**Data records**:

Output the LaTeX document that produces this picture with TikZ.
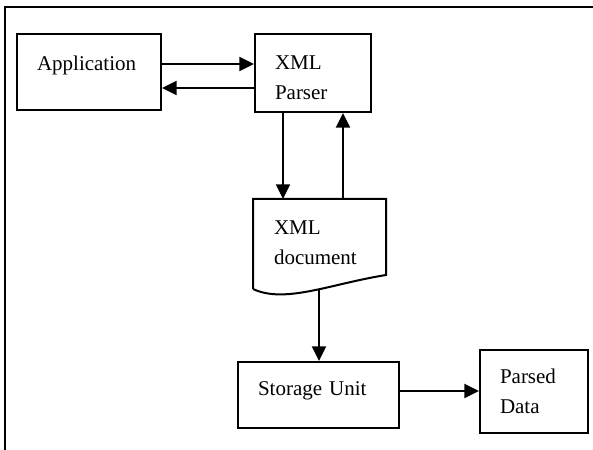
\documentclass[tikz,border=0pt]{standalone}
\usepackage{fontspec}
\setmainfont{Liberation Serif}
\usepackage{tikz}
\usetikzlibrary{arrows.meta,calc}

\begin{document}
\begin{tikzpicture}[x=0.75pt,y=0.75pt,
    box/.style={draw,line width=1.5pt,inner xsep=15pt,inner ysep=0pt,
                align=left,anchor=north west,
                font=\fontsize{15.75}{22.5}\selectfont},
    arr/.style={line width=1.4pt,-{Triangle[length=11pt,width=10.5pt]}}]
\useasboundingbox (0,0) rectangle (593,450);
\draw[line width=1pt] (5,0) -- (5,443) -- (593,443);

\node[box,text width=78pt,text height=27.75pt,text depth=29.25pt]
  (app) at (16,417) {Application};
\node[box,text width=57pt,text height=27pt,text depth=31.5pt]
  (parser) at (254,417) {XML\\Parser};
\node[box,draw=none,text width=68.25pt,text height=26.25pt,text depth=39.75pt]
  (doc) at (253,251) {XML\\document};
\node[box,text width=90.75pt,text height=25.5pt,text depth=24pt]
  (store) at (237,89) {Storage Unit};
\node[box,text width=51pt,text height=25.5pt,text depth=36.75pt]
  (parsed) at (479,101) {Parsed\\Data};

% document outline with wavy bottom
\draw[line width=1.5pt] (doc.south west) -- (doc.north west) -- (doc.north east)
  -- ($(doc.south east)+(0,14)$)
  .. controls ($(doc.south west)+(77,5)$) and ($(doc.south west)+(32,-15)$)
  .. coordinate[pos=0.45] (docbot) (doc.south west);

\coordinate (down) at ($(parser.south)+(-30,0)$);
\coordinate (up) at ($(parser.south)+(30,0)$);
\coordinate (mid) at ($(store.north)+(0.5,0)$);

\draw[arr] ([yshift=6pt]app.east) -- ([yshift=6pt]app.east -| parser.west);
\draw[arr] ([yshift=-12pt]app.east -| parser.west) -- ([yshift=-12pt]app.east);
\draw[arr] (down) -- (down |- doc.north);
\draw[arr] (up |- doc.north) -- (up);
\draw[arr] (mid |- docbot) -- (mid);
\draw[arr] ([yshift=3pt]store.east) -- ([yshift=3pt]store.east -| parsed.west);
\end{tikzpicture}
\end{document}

...

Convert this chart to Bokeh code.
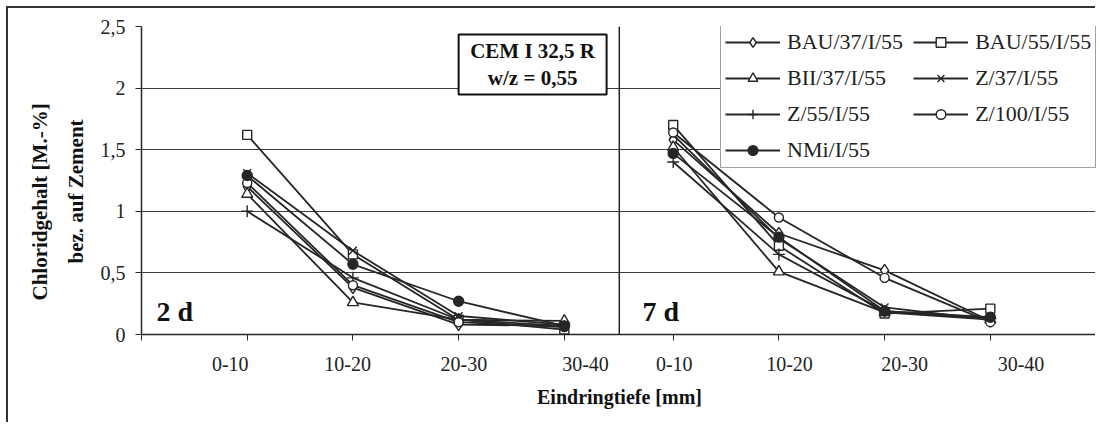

**Directive**:
Go up to the line with "Output the LaTeX" and retype exactly from there through the line with "(mid) at ($(store.north)+(0.5,0)$);". Leave out pictures.

**Result**:
Output the LaTeX document that produces this picture with TikZ.
\documentclass[tikz,border=0pt]{standalone}
\usepackage{fontspec}
\setmainfont{Liberation Serif}
\usepackage{tikz}
\usetikzlibrary{arrows.meta,calc}

\begin{document}
\begin{tikzpicture}[x=0.75pt,y=0.75pt,
    box/.style={draw,line width=1.5pt,inner xsep=15pt,inner ysep=0pt,
                align=left,anchor=north west,
                font=\fontsize{15.75}{22.5}\selectfont},
    arr/.style={line width=1.4pt,-{Triangle[length=11pt,width=10.5pt]}}]
\useasboundingbox (0,0) rectangle (593,450);
\draw[line width=1pt] (5,0) -- (5,443) -- (593,443);

\node[box,text width=78pt,text height=27.75pt,text depth=29.25pt]
  (app) at (16,417) {Application};
\node[box,text width=57pt,text height=27pt,text depth=31.5pt]
  (parser) at (254,417) {XML\\Parser};
\node[box,draw=none,text width=68.25pt,text height=26.25pt,text depth=39.75pt]
  (doc) at (253,251) {XML\\document};
\node[box,text width=90.75pt,text height=25.5pt,text depth=24pt]
  (store) at (237,89) {Storage Unit};
\node[box,text width=51pt,text height=25.5pt,text depth=36.75pt]
  (parsed) at (479,101) {Parsed\\Data};

% document outline with wavy bottom
\draw[line width=1.5pt] (doc.south west) -- (doc.north west) -- (doc.north east)
  -- ($(doc.south east)+(0,14)$)
  .. controls ($(doc.south west)+(77,5)$) and ($(doc.south west)+(32,-15)$)
  .. coordinate[pos=0.45] (docbot) (doc.south west);

\coordinate (down) at ($(parser.south)+(-30,0)$);
\coordinate (up) at ($(parser.south)+(30,0)$);
\coordinate (mid) at ($(store.north)+(0.5,0)$);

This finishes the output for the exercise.